For Liv-ex, LWINs are a foundation for the fine wine Exchange, from managing and sharing price data to maintaining the efficiency of their settlement and distribution services.

Wine Matcher
Wine Matcher is a web-based, artificial intelligence tool that allows merchants to take lists and transform them into a standardized set of wine names and formats with unique IDs (LWINs). These IDs can easily be shared with other systems or entered into a database for comparison in a matter of minutes. It can also return the clean list with wine price data – such as Market Price or last trade – from Liv-ex.

In 2017, Wine Matcher was awarded ‘Supply Chain Initiative of the Year’ by The Drinks Business. The judges called it a “very clever innovation” that “has far-reaching and practical implications for the fine wine trade”.

Automation
Liv-ex Automation allows members to automate their interactions with Liv-ex.

The technology that makes this work is known collectively as APIs (Application Programming Interface). APIs allow Liv-ex's platform to communicate with merchants' system or website, without any need for human intervention.

Liv-ex provides its members with market analysis, including in-depth reports and market updates. They cover new releases in their News and Insights section, as well as weekly trade, and interviews with important figures in the wine industry.

Liv-ex also publishes annual coverage on the Bordeaux En Primeur campaign, as well as Power 100 – their list of the most powerful brands in the fine wine market in conjunction with The Drinks Business.

Liv-ex Indices 
Liv-ex produces a number of fine wine indices that track prices for given groups of wines.

Liv-ex Fine Wine 50 Index
The Liv-ex Fine Wine 50 Index tracks the daily price movement of the most heavily traded commodities in the fine wine market – the Bordeaux First Growths. It includes only the ten most recent vintages (excluding En Primeur), with no other qualifying criteria applied.

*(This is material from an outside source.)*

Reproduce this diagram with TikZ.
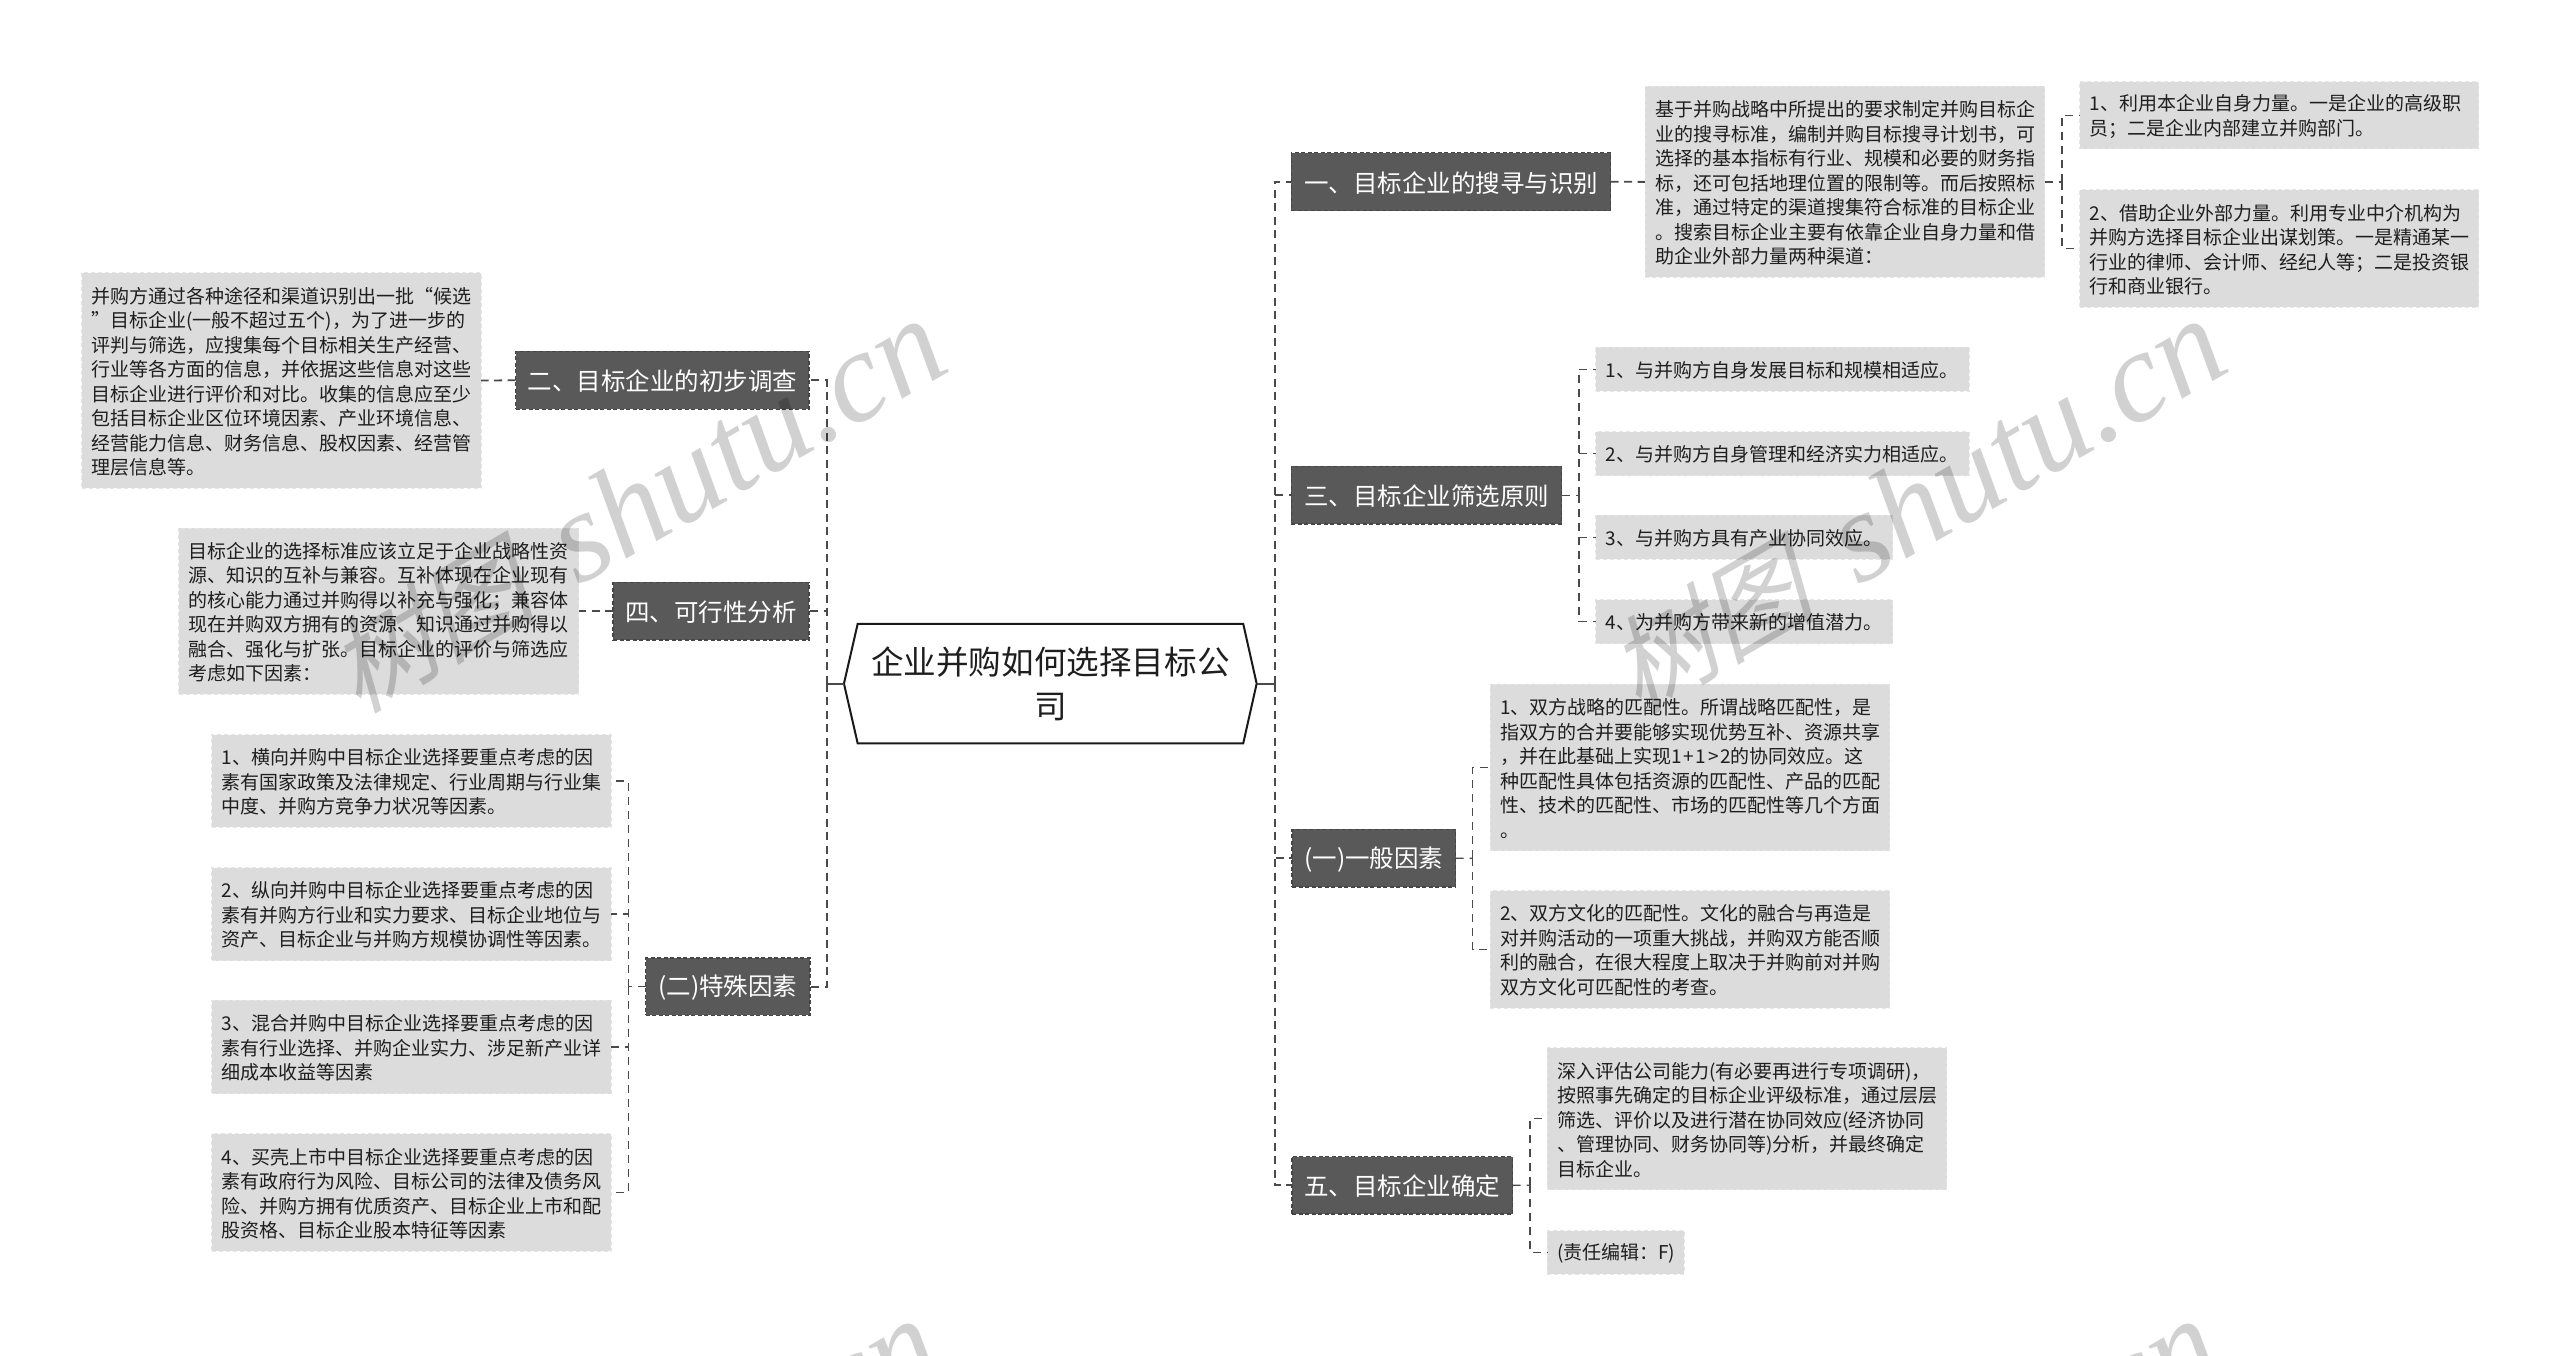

Liv-ex Fine Wine 100 Index
The Liv-ex Fine Wine 100 Index, which is available on Bloomberg and Thomson Reuters, is considered the industry benchmark. It represents the price movement of 100 of the most sought-after fine wines on the secondary market.

Liv-ex Bordeaux 500 Index
The Liv-ex Bordeaux 500 is Liv-ex's most comprehensive index for Bordeaux wines. It represents the price movement of 500 leading wines from the region and is calculated monthly using the Liv-ex Mid Price. It has been backdated to December 2003.

The index comprises six sub-indices: the Fine Wine 50, the Right Bank 50, the Second Wine 50, the Sauternes 50, the Right Bank 100 and the Left Bank 200.

Liv-ex Fine Wine 1000 Index
The Liv-ex Fine Wine 1000 tracks 1,000 wines from across the world using the Liv-ex Mid Price. It is calculated monthly and was rebased at 100 in December 2003. It comprises seven sub-indices: the Bordeaux 500, the Bordeaux Legends 50, the Burgundy 150, the Champagne 50, the Rhone 100, the Italy 100 and the Rest of the World 50.

Liv-ex California 50 Index
Liv-ex recently launched the California 50 index, which tracks the performance of the last ten physical vintages of Screaming Eagle, Opus One, Dominoes, Harlan Estate and Ridge Monte Bello.

Liv-ex Port 50 Index
In 2018, Liv-ex also created the Port 50 index, which tracks the price movements of the last ten vintages of the five most actively traded Port wines: Dow, Fonseca, Graham, Taylor and Warre.

The Liv-ex Classification

The Liv-ex Classification 2019 is a league table that ranks the wines of the world by their average trade prices on Liv-ex. Based on the transactional activity of the world's largest pool of fine wine merchants, it reflects the changing buying patterns of the trade today.